* Start DATA EXCERPT *

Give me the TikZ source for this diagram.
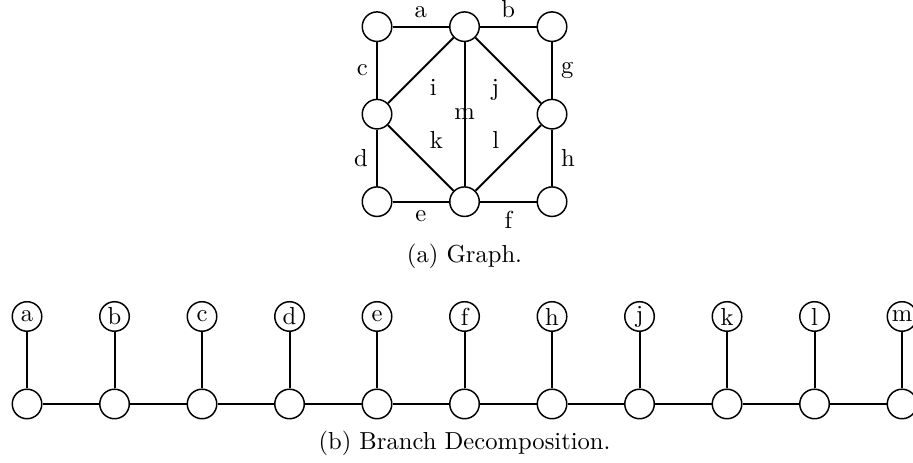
\documentclass[tikz,border=0pt]{standalone}
\tikzset{
  vtx/.style={circle, draw, semithick, inner sep=0pt, minimum size=12pt},
  edg/.style={thick}
}
\begin{document}
\begin{tikzpicture}
    \useasboundingbox (-0.386,-0.829) rectangle (12.657,5.771);
    \clip (-0.386,-0.829) rectangle (12.657,5.771);

    % graph
    \node[vtx] (1) at (5,5.39) {};
    \node[vtx] (2) at (6.25,5.39) {};
    \node[vtx] (3) at (7.5,5.39) {};
    \node[vtx] (4) at (5,4.14) {};
    \node[vtx] (5) at (7.5,4.14) {};
    \node[vtx] (6) at (5,2.89) {};
    \node[vtx] (7) at (6.25,2.89) {};
    \node[vtx] (8) at (7.5,2.89) {};

    \draw[edg] (1) -- node[above] {a} (2);
    \draw[edg] (2) -- node[above] {b} (3);
    \draw[edg] (1) -- node[left] {c} (4);
    \draw[edg] (4) -- node[left] {d} (6);
    \draw[edg] (6) -- node[below] {e} (7);
    \draw[edg] (7) -- node[below] {f} (8);
    \draw[edg] (3) -- node[right] {g} (5);
    \draw[edg] (5) -- node[right] {h} (8);
    \draw[edg] (4) -- node[below right] {i} (2);
    \draw[edg] (2) -- node[below left] {j} (5);
    \draw[edg] (4) -- node[above right] {k} (7);
    \draw[edg] (7) -- node[above left] {l} (5);
    \draw[edg] (2) -- node {m} (7);

    \node (capa) at (6.25,2.11) {(a) Graph.};

    % branch decomposition
    \node[vtx] (t1) at (0,0) {};
    \node[vtx] (t2) at (1.25,0) {};
    \node[vtx] (t3) at (2.5,0) {};
    \node[vtx] (t4) at (3.75,0) {};
    \node[vtx] (t5) at (5,0) {};
    \node[vtx] (t6) at (6.25,0) {};
    \node[vtx] (t7) at (7.5,0) {};
    \node[vtx] (t8) at (8.75,0) {};
    \node[vtx] (t9) at (10,0) {};
    \node[vtx] (t10) at (11.25,0) {};
    \node[vtx] (t11) at (12.5,0) {};

    \node[vtx] (a) at (0,1.25) {a};
    \node[vtx] (b) at (1.25,1.25) {b};
    \node[vtx] (c) at (2.5,1.25) {c};
    \node[vtx] (d) at (3.75,1.25) {d};
    \node[vtx] (e) at (5,1.25) {e};
    \node[vtx] (f) at (6.25,1.25) {f};
    \node[vtx] (h) at (7.5,1.25) {h};
    \node[vtx] (j) at (8.75,1.25) {j};
    \node[vtx] (k) at (10,1.25) {k};
    \node[vtx] (l) at (11.25,1.25) {l};
    \node[vtx] (m) at (12.5,1.25) {m};

    \draw[edg] (t1) -- (t2) -- (t3) -- (t4) -- (t5) -- (t6) -- (t7) -- (t8) -- (t9) -- (t10) -- (t11);
    \draw[edg] (a) -- (t1);
    \draw[edg] (b) -- (t2);
    \draw[edg] (c) -- (t3);
    \draw[edg] (d) -- (t4);
    \draw[edg] (e) -- (t5);
    \draw[edg] (f) -- (t6);
    \draw[edg] (h) -- (t7);
    \draw[edg] (j) -- (t8);
    \draw[edg] (k) -- (t9);
    \draw[edg] (l) -- (t10);
    \draw[edg] (m) -- (t11);

    \node (capb) at (6.25,-0.56) {(b) Branch Decomposition.};
  \end{tikzpicture}
\end{document}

* End DATA EXCERPT *

WHAT YOU SHOULD DO >> Omit the pictures, then quote the rest of the material above exactly.

SOLUTION TO THIS EXERCISE >>
Give me the TikZ source for this diagram.
\documentclass[tikz,border=0pt]{standalone}
\tikzset{
  vtx/.style={circle, draw, semithick, inner sep=0pt, minimum size=12pt},
  edg/.style={thick}
}
\begin{document}
\begin{tikzpicture}
    \useasboundingbox (-0.386,-0.829) rectangle (12.657,5.771);
    \clip (-0.386,-0.829) rectangle (12.657,5.771);

    % graph
    \node[vtx] (1) at (5,5.39) {};
    \node[vtx] (2) at (6.25,5.39) {};
    \node[vtx] (3) at (7.5,5.39) {};
    \node[vtx] (4) at (5,4.14) {};
    \node[vtx] (5) at (7.5,4.14) {};
    \node[vtx] (6) at (5,2.89) {};
    \node[vtx] (7) at (6.25,2.89) {};
    \node[vtx] (8) at (7.5,2.89) {};

    \draw[edg] (1) -- node[above] {a} (2);
    \draw[edg] (2) -- node[above] {b} (3);
    \draw[edg] (1) -- node[left] {c} (4);
    \draw[edg] (4) -- node[left] {d} (6);
    \draw[edg] (6) -- node[below] {e} (7);
    \draw[edg] (7) -- node[below] {f} (8);
    \draw[edg] (3) -- node[right] {g} (5);
    \draw[edg] (5) -- node[right] {h} (8);
    \draw[edg] (4) -- node[below right] {i} (2);
    \draw[edg] (2) -- node[below left] {j} (5);
    \draw[edg] (4) -- node[above right] {k} (7);
    \draw[edg] (7) -- node[above left] {l} (5);
    \draw[edg] (2) -- node {m} (7);

    \node (capa) at (6.25,2.11) {(a) Graph.};

    % branch decomposition
    \node[vtx] (t1) at (0,0) {};
    \node[vtx] (t2) at (1.25,0) {};
    \node[vtx] (t3) at (2.5,0) {};
    \node[vtx] (t4) at (3.75,0) {};
    \node[vtx] (t5) at (5,0) {};
    \node[vtx] (t6) at (6.25,0) {};
    \node[vtx] (t7) at (7.5,0) {};
    \node[vtx] (t8) at (8.75,0) {};
    \node[vtx] (t9) at (10,0) {};
    \node[vtx] (t10) at (11.25,0) {};
    \node[vtx] (t11) at (12.5,0) {};

    \node[vtx] (a) at (0,1.25) {a};
    \node[vtx] (b) at (1.25,1.25) {b};
    \node[vtx] (c) at (2.5,1.25) {c};
    \node[vtx] (d) at (3.75,1.25) {d};
    \node[vtx] (e) at (5,1.25) {e};
    \node[vtx] (f) at (6.25,1.25) {f};
    \node[vtx] (h) at (7.5,1.25) {h};
    \node[vtx] (j) at (8.75,1.25) {j};
    \node[vtx] (k) at (10,1.25) {k};
    \node[vtx] (l) at (11.25,1.25) {l};
    \node[vtx] (m) at (12.5,1.25) {m};

    \draw[edg] (t1) -- (t2) -- (t3) -- (t4) -- (t5) -- (t6) -- (t7) -- (t8) -- (t9) -- (t10) -- (t11);
    \draw[edg] (a) -- (t1);
    \draw[edg] (b) -- (t2);
    \draw[edg] (c) -- (t3);
    \draw[edg] (d) -- (t4);
    \draw[edg] (e) -- (t5);
    \draw[edg] (f) -- (t6);
    \draw[edg] (h) -- (t7);
    \draw[edg] (j) -- (t8);
    \draw[edg] (k) -- (t9);
    \draw[edg] (l) -- (t10);
    \draw[edg] (m) -- (t11);

    \node (capb) at (6.25,-0.56) {(b) Branch Decomposition.};
  \end{tikzpicture}
\end{document}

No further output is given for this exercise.